Who Does Unpaid Labour?
The short answer is women.
Unpaid labour runs along deeply gendered lines. Though men are often involved in unpaid labour, women do far more worldwide; Canada is no exception.
Women are almost universally held responsible for child care and domestic chores. Advertisements for home appliances in the Ladies’ Home Journal (a prominent women’s magazine) throughout the course of the twentieth century shows how women’s domestic role was constructed by marketing and the media. Ads rarely depict men and frequently promote better standards of housekeeping, describing women’s “labour of love,” that is, caring for husbands and children.

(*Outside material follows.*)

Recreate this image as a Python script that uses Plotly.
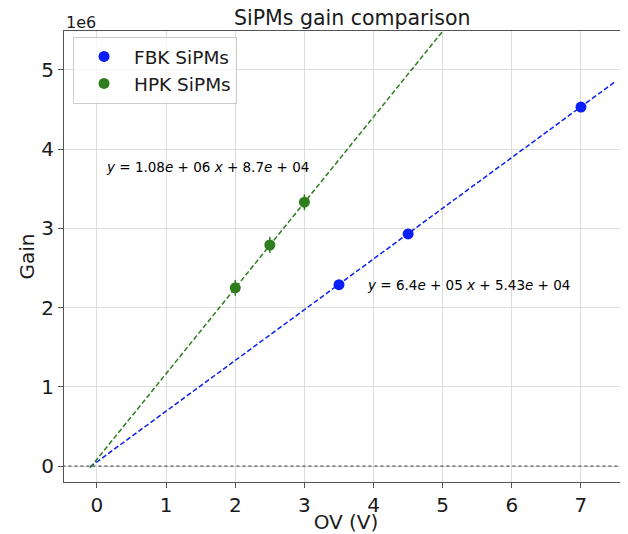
import plotly.graph_objects as go

# Data
fbk_ov = [3.5, 4.5, 7.0]
fbk_gain = [2.29e6, 2.93e6, 4.53e6]
fbk_err = [0.04e6, 0.04e6, 0.04e6]
hpk_ov = [2.0, 2.5, 3.0]
hpk_gain = [2.25e6, 2.79e6, 3.33e6]
hpk_err = [0.1e6, 0.1e6, 0.1e6]

fbk_slope, fbk_icpt = 6.4e5, 5.43e4
hpk_slope, hpk_icpt = 1.08e6, 8.7e4
fit_x = [-0.1, 7.5]

x_ticks = [0, 1, 2, 3, 4, 5, 6, 7]
y_ticks = [0, 1e6, 2e6, 3e6, 4e6, 5e6]
y_ticktext = ["0", "1", "2", "3", "4", "5"]

BLUE = "#0a1ff5"
GREEN = "#2e7d1f"
FONT = "DejaVu Sans"
TXT = "#1a1a1a"

fig = go.Figure()

# zero line
fig.add_trace(go.Scatter(x=[-0.5, 7.7], y=[0, 0], mode="lines",
                         line=dict(color="#555555", width=1.3, dash="dot"),
                         showlegend=False, hoverinfo="skip"))

# fit lines
fig.add_trace(go.Scatter(x=fit_x, y=[fbk_slope * v + fbk_icpt for v in fit_x], mode="lines",
                         line=dict(color=BLUE, width=1.5, dash="5px,2.5px"),
                         showlegend=False))
fig.add_trace(go.Scatter(x=fit_x, y=[hpk_slope * v + hpk_icpt for v in fit_x], mode="lines",
                         line=dict(color=GREEN, width=1.5, dash="5px,2.5px"),
                         showlegend=False))

fig.add_trace(go.Scatter(x=fbk_ov, y=fbk_gain, mode="markers", name="FBK SiPMs",
                         marker=dict(color=BLUE, size=11),
                         error_y=dict(type="data", array=fbk_err, color=BLUE, thickness=1.5, width=0)))
fig.add_trace(go.Scatter(x=hpk_ov, y=hpk_gain, mode="markers", name="HPK SiPMs",
                         marker=dict(color=GREEN, size=11),
                         error_y=dict(type="data", array=hpk_err, color=GREEN, thickness=1.5, width=0)))

fig.add_annotation(x=0.1, y=3.77e6, xanchor="left", yanchor="middle", showarrow=False,
                   text="<i>y</i> = 1.08<i>e</i> + 06 <i>x</i> + 8.7<i>e</i> + 04",
                   font=dict(family=FONT, size=13.5, color="black"))
fig.add_annotation(x=3.88, y=2.29e6, xanchor="left", yanchor="middle", showarrow=False,
                   text="<i>y</i> = 6.4<i>e</i> + 05 <i>x</i> + 5.43<i>e</i> + 04",
                   font=dict(family=FONT, size=13.5, color="black"))
fig.add_annotation(xref="paper", yref="paper", x=0.0, y=1.0, xanchor="left", yanchor="bottom",
                   showarrow=False, text="1e6", font=dict(family=FONT, size=16, color=TXT),
                   yshift=-3)

fig.update_layout(
    width=620, height=526,
    margin=dict(l=56, r=0, t=23, b=52),
    paper_bgcolor="white", plot_bgcolor="white",
    font=dict(family=FONT, color=TXT),
    title=dict(text="SiPMs gain comparison", x=0.511, xref="paper", xanchor="center",
               y=1 - 9.5 / 526, yref="container", yanchor="middle",
               font=dict(family=FONT, size=20.5, color=TXT)),
    legend=dict(x=0.016, y=0.987, xanchor="left", yanchor="top", itemwidth=50,
                bgcolor="rgba(255,255,255,0.8)", bordercolor="#cccccc", borderwidth=1,
                font=dict(family=FONT, size=18.5, color=TXT)),
    xaxis=dict(range=[-0.477, 7.68], tickvals=x_ticks, showgrid=True, gridcolor="#dddddd",
               zeroline=False, showline=True, linecolor="#555555", linewidth=1.2, mirror=True,
               ticks="outside", ticklen=5, tickcolor="#555555", automargin=False,
               tickfont=dict(family=FONT, size=20, color=TXT),
               title=dict(text="OV (V)", font=dict(family=FONT, size=20, color=TXT), standoff=7)),
    yaxis=dict(range=[-0.2e6, 5.49e6], tickvals=y_ticks, ticktext=y_ticktext, showgrid=True,
               gridcolor="#dddddd", zeroline=False, showline=True, linecolor="#555555",
               linewidth=1.2, mirror=False, ticks="outside", ticklen=5, tickcolor="#555555",
               automargin=False,
               tickfont=dict(family=FONT, size=20, color=TXT),
               title=dict(text="Gain", font=dict(family=FONT, size=20, color=TXT), standoff=1)),
)

fig.write_html("out.html")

A prominent Canadian study published in 1975 estimated an astounding 68-hour work week for women employed in the labour force. (Meissner et al., see below) A 2001 study indicates that men spend less time doing unpaid labour than women do and that marriage and child-rearing increase this difference. In the age group between 25 and 44, mothers of children under 25 do almost twice as much unpaid labour as fathers (Fast, et al., see below).
References:
Bonnie J. Fox. “Selling the Mechanized Household: 70 Years of Ads in Ladies Home Journal.” Gender and Society, Vol. 4, No. 1., March 1990. pp. 25-40.
Janet Fast, Judith Frederick, Nancy Zukewich and Sandra Franke. “The Time of Our Lives.” Canadian Social Trends, Winter 2001. Statistics Canada – Catalogue No. 11-008. [Read a summary of the study’s findings]
Meissner, M., E. Humphreys, S. Meiss, and W. Scheu,”No exit for wives: sexual division of labour and the cumulation of household demands.”Canadian Review of Sociology and Anthropology Vol.1 No.2(4) PartI, 1975. As cited in: Hessing, Melody. “Talking Shop(ping): Office Conversations and Women’s Dual Labour” The Canadian Journal of Sociology / Cahiers canadiens de sociologie, Vol. 16, No. 1 (Winter, 1991), pp. 23-50.